3. Innovationen schätzen
Forschungs- und Entwicklungsausgaben gelten oft als eher unwichtig, zumal viele Entwicklungsprojekte nicht greifbare Ergebnisse liefern. In schwierigen Zeiten gilt das umso mehr. In einer Welt mit immer neuen Risiken und Chancen kann mangelnde Innovationskraft einem Unternehmen aber langfristig schaden.

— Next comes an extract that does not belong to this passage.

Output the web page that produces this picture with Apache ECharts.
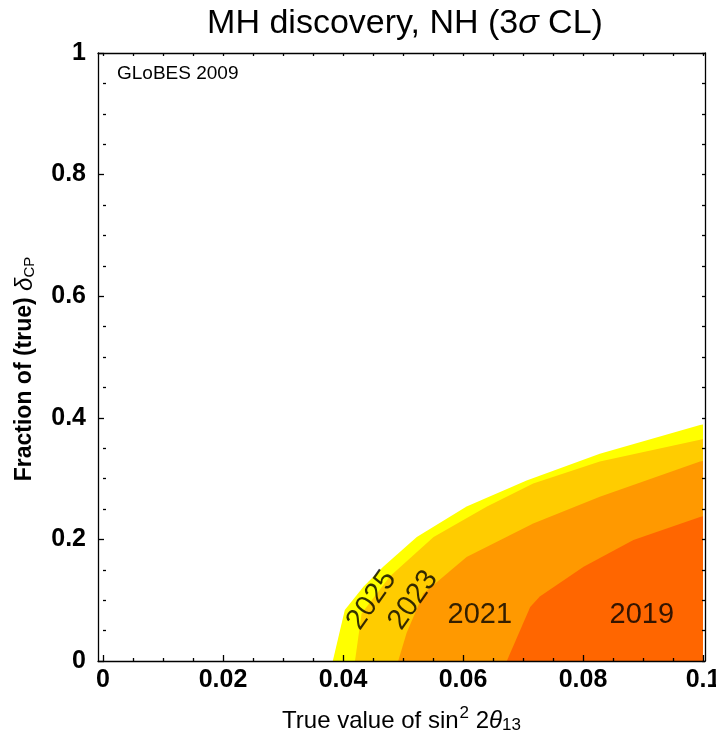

Nach der Fusion von Kraft Foods und Heinz im Jahr 2015 bemühte sich das neue Unternehmen um aggressive Kostensenkungen. Forschungs- und Entwicklungs- sowie Marketingbudgets wurden massiv eingedampft, um die Gewinne zu steigern. Das Unternehmen verlor daraufhin allmählich Marktanteile und fiel bei Marken- und Produktinnovationen zurück, als sich die Verbraucherwünsche änderten. Um Abhilfe zu schaffen, wollte man dann Unilever übernehmen, was aber scheiterte. Die Investoren erkannten, dass Kraft durch Übernahmen und nicht durch organische Markenentwicklung und Innovationen wachsen wollte. In den folgenden zwei Jahren brach die Aktie um 70 Prozent ein.